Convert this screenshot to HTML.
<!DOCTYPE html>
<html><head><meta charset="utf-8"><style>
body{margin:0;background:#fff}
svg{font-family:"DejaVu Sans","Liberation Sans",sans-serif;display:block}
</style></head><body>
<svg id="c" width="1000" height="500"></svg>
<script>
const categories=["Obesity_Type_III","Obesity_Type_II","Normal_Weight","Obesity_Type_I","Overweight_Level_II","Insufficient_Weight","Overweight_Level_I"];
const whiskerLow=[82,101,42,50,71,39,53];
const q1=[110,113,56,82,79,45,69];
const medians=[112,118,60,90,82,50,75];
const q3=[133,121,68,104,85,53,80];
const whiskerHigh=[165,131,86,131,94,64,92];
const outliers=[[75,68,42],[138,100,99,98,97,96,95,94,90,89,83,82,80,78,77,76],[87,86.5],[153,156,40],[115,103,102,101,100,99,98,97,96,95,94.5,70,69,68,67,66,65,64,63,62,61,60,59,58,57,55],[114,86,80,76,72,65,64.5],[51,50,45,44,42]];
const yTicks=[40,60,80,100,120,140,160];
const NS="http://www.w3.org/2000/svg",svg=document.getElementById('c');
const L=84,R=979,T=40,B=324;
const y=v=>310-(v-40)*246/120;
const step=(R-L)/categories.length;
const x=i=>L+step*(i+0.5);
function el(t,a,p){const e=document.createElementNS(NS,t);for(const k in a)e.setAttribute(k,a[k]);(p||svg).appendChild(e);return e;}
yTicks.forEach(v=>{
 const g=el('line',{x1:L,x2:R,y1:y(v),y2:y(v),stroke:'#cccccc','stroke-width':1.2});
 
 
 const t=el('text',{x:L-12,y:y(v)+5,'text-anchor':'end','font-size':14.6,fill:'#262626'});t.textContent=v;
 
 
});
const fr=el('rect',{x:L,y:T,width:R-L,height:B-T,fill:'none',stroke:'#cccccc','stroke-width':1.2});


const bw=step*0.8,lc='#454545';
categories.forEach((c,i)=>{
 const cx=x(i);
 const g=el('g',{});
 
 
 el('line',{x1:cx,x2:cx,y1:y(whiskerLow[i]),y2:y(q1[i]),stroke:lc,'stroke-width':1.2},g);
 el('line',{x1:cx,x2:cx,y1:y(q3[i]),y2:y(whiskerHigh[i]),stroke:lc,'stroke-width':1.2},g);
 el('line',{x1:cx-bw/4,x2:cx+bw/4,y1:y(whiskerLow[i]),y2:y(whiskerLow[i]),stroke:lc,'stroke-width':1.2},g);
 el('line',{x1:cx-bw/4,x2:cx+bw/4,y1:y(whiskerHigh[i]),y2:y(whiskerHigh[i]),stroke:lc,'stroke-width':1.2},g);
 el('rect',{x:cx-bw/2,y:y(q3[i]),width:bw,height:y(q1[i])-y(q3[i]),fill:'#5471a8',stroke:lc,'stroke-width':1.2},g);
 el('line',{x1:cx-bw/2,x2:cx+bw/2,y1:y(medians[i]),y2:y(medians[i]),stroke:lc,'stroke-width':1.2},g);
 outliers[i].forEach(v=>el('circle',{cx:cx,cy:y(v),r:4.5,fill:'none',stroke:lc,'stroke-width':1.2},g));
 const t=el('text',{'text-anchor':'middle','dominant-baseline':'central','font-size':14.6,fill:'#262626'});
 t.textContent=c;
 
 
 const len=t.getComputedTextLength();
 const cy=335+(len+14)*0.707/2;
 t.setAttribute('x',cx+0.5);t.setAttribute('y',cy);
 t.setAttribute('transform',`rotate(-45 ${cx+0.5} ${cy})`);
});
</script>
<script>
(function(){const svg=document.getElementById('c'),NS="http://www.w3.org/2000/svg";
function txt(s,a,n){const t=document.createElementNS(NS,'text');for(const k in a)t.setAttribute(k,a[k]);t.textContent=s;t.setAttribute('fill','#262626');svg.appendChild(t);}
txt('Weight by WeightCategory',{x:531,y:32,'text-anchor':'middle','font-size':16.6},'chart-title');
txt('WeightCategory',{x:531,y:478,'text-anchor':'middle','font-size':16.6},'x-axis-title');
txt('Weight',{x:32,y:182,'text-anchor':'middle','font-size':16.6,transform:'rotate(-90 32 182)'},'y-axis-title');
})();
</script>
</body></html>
---
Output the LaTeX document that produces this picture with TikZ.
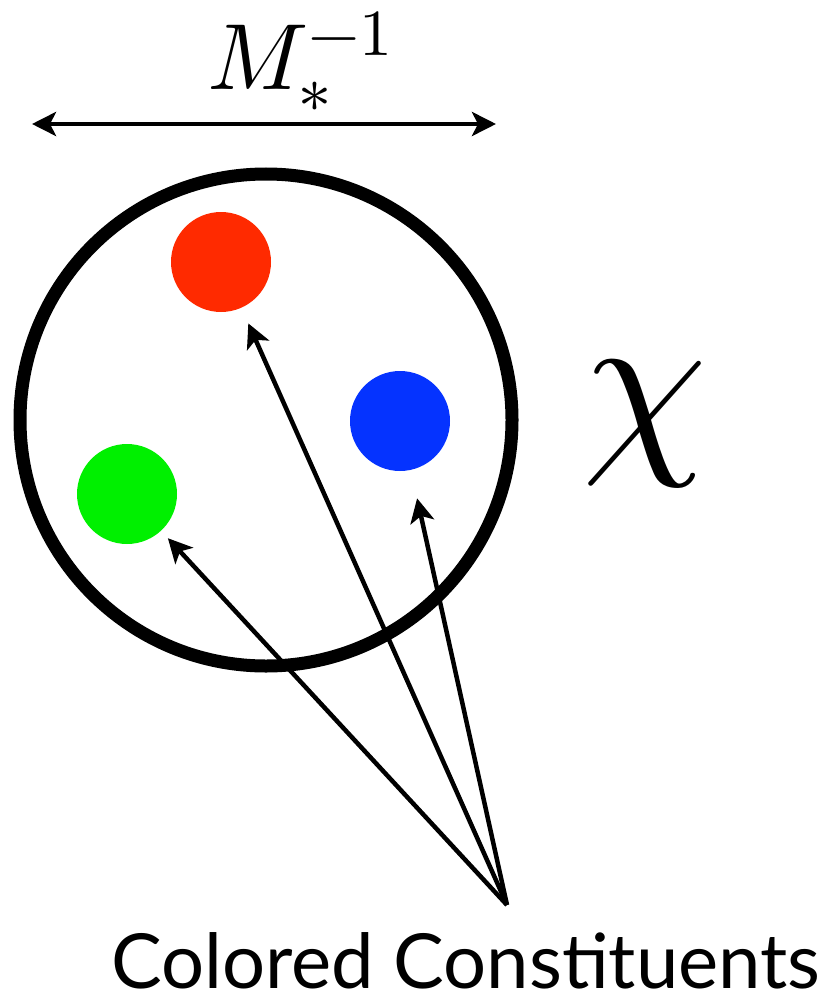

**GOAL**.
Copy every line above in which the string "document" shows up.

**ANSWER**.
const NS="http://www.w3.org/2000/svg",svg=document.getElementById('c');
function el(t,a,p){const e=document.createElementNS(NS,t);for(const k in a)e.setAttribute(k,a[k]);(p||svg).appendChild(e);return e;}
(function(){const svg=document.getElementById('c'),NS="http://www.w3.org/2000/svg";
function txt(s,a,n){const t=document.createElementNS(NS,'text');for(const k in a)t.setAttribute(k,a[k]);t.textContent=s;t.setAttribute('fill','#262626');svg.appendChild(t);}
Output the LaTeX document that produces this picture with TikZ.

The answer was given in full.